--- BEGIN ---

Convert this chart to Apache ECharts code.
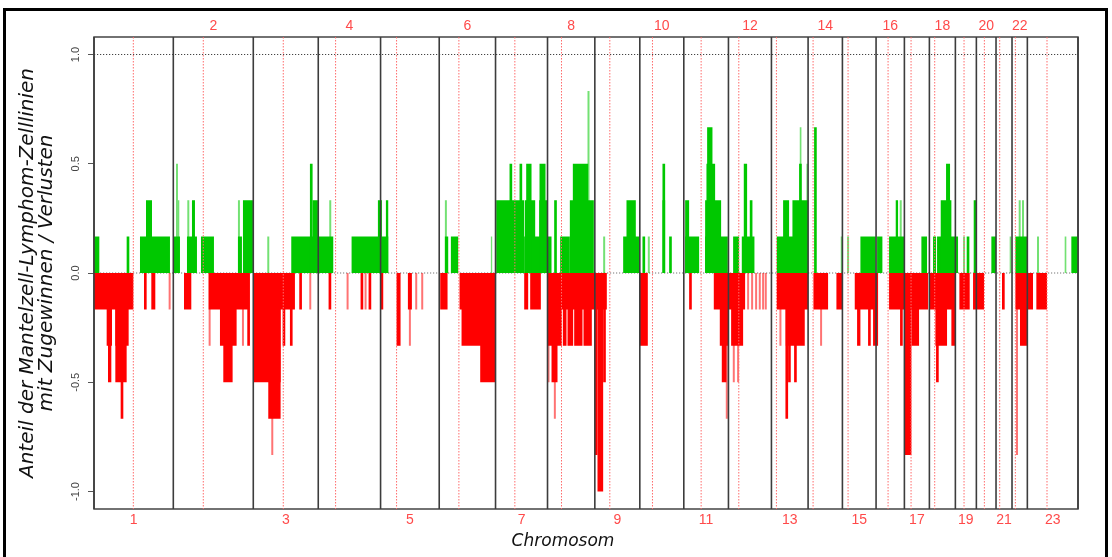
<!DOCTYPE html>
<html>
<head>
<meta charset="utf-8">
<script src="https://cdn.jsdelivr.net/npm/echarts@6/dist/echarts.min.js"></script>
<style>html,body{margin:0;padding:0;background:#fff;}#c{width:1112px;height:557px;}</style>
</head>
<body>
<div id="c"></div>
<script>
// ---- data (genome position in Mb-like units, value = fraction of cell lines) ----
const chromNames = ['1','2','3','4','5','6','7','8','9','10','11','12','13','14','15','16','17','18','19','20','21','22','23'];
const chromLengths = [238,240,195,187,176,169,156,142,135,132,134,129,110,103,101,85,75,78,63,59,48,46,152];
const centromeres = [118,328,568,725,908,1095,1263,1403,1548,1676,1822,1935,2048,2158,2263,2383,2452,2523,2611,2672,2718,2765,2860];
const yTicks = [-1, -0.5, 0, 0.5, 1];
const refLines = [0, 1];

const gainSegments = [
 [0,16,0.167],[98,106,0.167],[138,228,0.167],[156,174,0.333],
 [238,258,0.167],[246,252,0.5],[252,256,0.333],[279,309,0.167],[280,286,0.333],[294,303,0.333],[321,360,0.167],[432,444,0.167],[432,438,0.333],[447,477,0.333],
 [520,526,0.167],[592,718,0.167],[648,656,0.5],[656,672,0.333],[706,712,0.333],
 [773,883,0.167],[852,864,0.333],[876,883,0.333],
 [1053,1063,0.167],[1053,1059,0.333],[1071,1093,0.167],[1191,1195,0.167],
 [1207,1291,0.333],[1291,1361,0.167],[1293,1301,0.333],[1304,1324,0.333],[1336,1361,0.333],[1247,1255,0.5],[1277,1285,0.5],[1297,1313,0.5],[1337,1355,0.5],
 [1361,1373,0.167],[1381,1389,0.333],[1399,1428,0.167],[1428,1500,0.333],[1437,1483,0.5],[1481,1487,0.833],
 [1528,1534,0.167],[1588,1638,0.167],[1598,1626,0.333],
 [1646,1654,0.167],[1662,1668,0.167],[1706,1714,0.5],[1706,1714,0.333],[1726,1734,0.167],
 [1774,1816,0.167],[1774,1786,0.333],[1834,1902,0.167],[1834,1882,0.333],[1838,1864,0.5],[1840,1856,0.667],
 [1918,1936,0.167],[1944,1982,0.167],[1950,1960,0.5],[1968,1976,0.333],
 [2049,2143,0.167],[2068,2086,0.333],[2096,2143,0.333],[2116,2124,0.5],[2118,2123,0.667],[2138,2143,0.5],
 [2161,2169,0.667],[2241,2245,0.167],
 [2260,2266,0.167],[2300,2346,0.167],
 [2350,2366,0.167],[2386,2431,0.167],[2406,2413,0.333],[2418,2424,0.333],
 [2483,2500,0.167],
 [2518,2527,0.167],[2530,2593,0.167],[2541,2573,0.333],[2557,2569,0.5],
 [2608,2614,0.167],[2619,2627,0.167],[2640,2647,0.333],
 [2693,2707,0.167],[2748,2753,0.167],
 [2765,2800,0.167],[2775,2781,0.333],[2785,2791,0.333],
 [2830,2836,0.167],[2913,2918,0.167],[2933,2953,0.167]
];

const lossSegments = [
 [0,118,-0.167],[38,54,-0.333],[42,52,-0.5],[64,104,-0.333],[64,98,-0.5],[80,88,-0.667],[150,158,-0.167],[172,184,-0.167],[224,230,-0.167],
 [270,292,-0.167],[344,464,-0.167],[344,350,-0.333],[378,428,-0.333],[388,416,-0.5],[444,450,-0.333],[460,468,-0.333],
 [478,603,-0.167],[478,560,-0.5],[523,560,-0.667],[532,538,-0.833],[566,574,-0.333],[588,596,-0.333],[616,624,-0.167],[646,652,-0.167],[704,712,-0.167],
 [758,764,-0.167],[800,808,-0.167],[812,818,-0.167],[824,832,-0.167],[860,868,-0.167],
 [908,920,-0.333],[942,954,-0.167],[945,951,-0.333],[964,970,-0.167],[982,988,-0.167],
 [1039,1061,-0.167],[1097,1205,-0.167],[1103,1205,-0.333],[1159,1205,-0.5],
 [1291,1303,-0.167],[1309,1341,-0.167],
 [1361,1503,-0.167],[1361,1404,-0.333],[1407,1418,-0.333],[1421,1438,-0.333],[1441,1466,-0.333],[1469,1494,-0.333],[1361,1367,-0.5],[1373,1391,-0.5],[1380,1386,-0.667],
 [1502,1539,-0.167],[1503,1511,-0.833],[1511,1528,-1],[1528,1536,-0.5],
 [1638,1662,-0.333],
 [1786,1794,-0.167],[1860,1904,-0.167],[1878,1904,-0.333],[1884,1898,-0.5],[1896,1902,-0.667],
 [1904,1954,-0.167],[1912,1948,-0.333],[1917,1923,-0.5],[1930,1936,-0.5],[1960,1966,-0.167],[1972,1978,-0.167],[1984,1990,-0.167],[1995,2001,-0.167],[2005,2011,-0.167],[2013,2019,-0.167],
 [2049,2143,-0.167],[2057,2063,-0.333],[2076,2133,-0.333],[2075,2083,-0.667],[2083,2091,-0.5],[2101,2109,-0.5],
 [2159,2203,-0.167],[2179,2185,-0.333],[2228,2245,-0.167],
 [2283,2347,-0.167],[2290,2300,-0.333],[2323,2331,-0.333],[2338,2353,-0.333],
 [2386,2431,-0.167],[2419,2427,-0.333],
 [2431,2503,-0.167],[2433,2453,-0.833],[2453,2476,-0.333],
 [2507,2585,-0.167],[2525,2560,-0.333],[2527,2535,-0.5],[2573,2584,-0.333],
 [2597,2628,-0.167],[2638,2671,-0.167],
 [2725,2733,-0.167],
 [2765,2818,-0.167],[2767,2773,-0.833],[2779,2800,-0.333],
 [2828,2860,-0.167]
];

// ---- derived helpers ----
const boundaries = [0];
chromLengths.forEach((l, i) => boundaries.push(boundaries[i] + l));
const genomeEnd = boundaries[boundaries.length - 1];
const mids = chromLengths.map((l, i) => boundaries[i] + l / 2);
const oddMids = mids.filter((m, i) => i % 2 === 0);
const evenMids = mids.filter((m, i) => i % 2 === 1);
const Y_MIN = -1.08, Y_MAX = 1.08;
function labelFor(v) {
  let best = 0, bd = Infinity;
  mids.forEach((m, i) => { const d = Math.abs(m - v); if (d < bd) { bd = d; best = i; } });
  return chromNames[best];
}

function barRenderer(color) {
  return function (params, api) {
    const s = api.value(0), e = api.value(1), v = api.value(2);
    const p0 = api.coord([s, v]);
    const p1 = api.coord([e, 0]);
    const w = Math.max(p1[0] - p0[0], 1);
    return {
      type: 'rect',
      shape: { x: p0[0], y: Math.min(p0[1], p1[1]), width: w, height: Math.abs(p1[1] - p0[1]) },
      style: { fill: color, opacity: w < 2.3 ? 0.55 : 1 }
    };
  };
}
function vLineRenderer(stroke, width, dash) {
  return function (params, api) {
    const x = api.value(0);
    const a = api.coord([x, Y_MAX]), b = api.coord([x, Y_MIN]);
    return { type: 'line', shape: { x1: a[0], y1: a[1], x2: b[0], y2: b[1] },
      style: { stroke: stroke, lineWidth: width, lineDash: dash } };
  };
}
function hLineRenderer(params, api) {
  const y = api.value(1);
  const a = api.coord([0, y]), b = api.coord([genomeEnd, y]);
  return { type: 'line', shape: { x1: a[0], y1: a[1], x2: b[0], y2: b[1] },
    style: { stroke: y === 0 ? '#777' : '#444', lineWidth: 1.2, lineDash: [1.2, 1.8] } };
}

const chart = echarts.init(document.getElementById('c'), null, { renderer: 'canvas' });
const FONT = '"Liberation Sans", Arial, sans-serif';
const TITLE_FONT = '"DejaVu Sans", "Liberation Sans", sans-serif';
chart.setOption({
  animation: false,
  backgroundColor: '#fff',
  textStyle: { fontFamily: FONT },
  graphic: [{
    type: 'rect', z: 100, silent: true,
    shape: { x: 4.5, y: 9.5, width: 1102, height: 600 },
    style: { fill: 'none', stroke: '#000', lineWidth: 3 }
  }],
  grid: { left: 94, right: 34, top: 37, bottom: 48, show: true, borderColor: '#444', borderWidth: 1.5, backgroundColor: '#fff' },
  xAxis: [{
    type: 'value', min: 0, max: genomeEnd, position: 'bottom',
    splitLine: { show: false }, axisLine: { show: false }, axisTick: { show: false },
    axisLabel: { customValues: oddMids, formatter: labelFor, color: '#ff4a4a', fontSize: 14, margin: 4, fontFamily: FONT },
    name: 'Chromosom', nameLocation: 'middle', nameGap: 24,
    nameTextStyle: { fontStyle: 'italic', fontSize: 17, color: '#111', fontFamily: TITLE_FONT, padding: [0, 46, 0, 0] }
  }, {
    type: 'value', min: 0, max: genomeEnd, position: 'top',
    splitLine: { show: false }, axisLine: { show: false }, axisTick: { show: false },
    axisLabel: { customValues: evenMids, formatter: labelFor, color: '#ff4a4a', fontSize: 14, margin: 4, fontFamily: FONT }
  }],
  yAxis: {
    type: 'value', min: Y_MIN, max: Y_MAX,
    splitLine: { show: false },
    axisLine: { show: false },
    axisTick: { show: true, customValues: yTicks, length: 6, lineStyle: { color: '#555' } },
    axisLabel: { customValues: yTicks, rotate: 90, formatter: v => v.toFixed(1), color: '#444', fontSize: 11, margin: 13, fontFamily: FONT },
    name: 'Anteil der Mantelzell-Lymphom-Zelllinien\nmit Zugewinnen / Verlusten',
    nameLocation: 'middle', nameRotate: 90, nameGap: 38,
    nameTextStyle: { fontStyle: 'italic', fontSize: 20, lineHeight: 19, color: '#111', fontFamily: TITLE_FONT, align: 'center' }
  },
  series: [
    { type: 'custom', name: 'ref', z: 1, clip: true, renderItem: hLineRenderer,
      data: refLines.map(y => [0, y]), encode: { x: 0, y: 1 } },
    { type: 'custom', name: 'gain', z: 2, clip: true, renderItem: barRenderer('#00c800'),
      data: gainSegments, encode: { x: [0, 1], y: 2 } },
    { type: 'custom', name: 'loss', z: 2, clip: true, renderItem: barRenderer('#ff0000'),
      data: lossSegments, encode: { x: [0, 1], y: 2 } },
    { type: 'custom', name: 'centromere', z: 3, renderItem: vLineRenderer('#ff6b6b', 1, [1.5, 1.5]),
      data: centromeres.map(c => [c, 0]), encode: { x: 0, y: 1 } },
    { type: 'custom', name: 'chromBounds', z: 4, renderItem: vLineRenderer('#3c3c3c', 1.6, null),
      data: boundaries.map(b => [b, 0]), encode: { x: 0, y: 1 } }
  ]
});
</script>
</body>
</html>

--- END ---

» Stated task: Return, unchanged, the lines from the first line of the material through the line that holds "const refLines = [0, 1];", inclusive, omitting pictures.

» Written reply:
Convert this chart to Apache ECharts code.
<!DOCTYPE html>
<html>
<head>
<meta charset="utf-8">
<script src="https://cdn.jsdelivr.net/npm/echarts@6/dist/echarts.min.js"></script>
<style>html,body{margin:0;padding:0;background:#fff;}#c{width:1112px;height:557px;}</style>
</head>
<body>
<div id="c"></div>
<script>
// ---- data (genome position in Mb-like units, value = fraction of cell lines) ----
const chromNames = ['1','2','3','4','5','6','7','8','9','10','11','12','13','14','15','16','17','18','19','20','21','22','23'];
const chromLengths = [238,240,195,187,176,169,156,142,135,132,134,129,110,103,101,85,75,78,63,59,48,46,152];
const centromeres = [118,328,568,725,908,1095,1263,1403,1548,1676,1822,1935,2048,2158,2263,2383,2452,2523,2611,2672,2718,2765,2860];
const yTicks = [-1, -0.5, 0, 0.5, 1];
const refLines = [0, 1];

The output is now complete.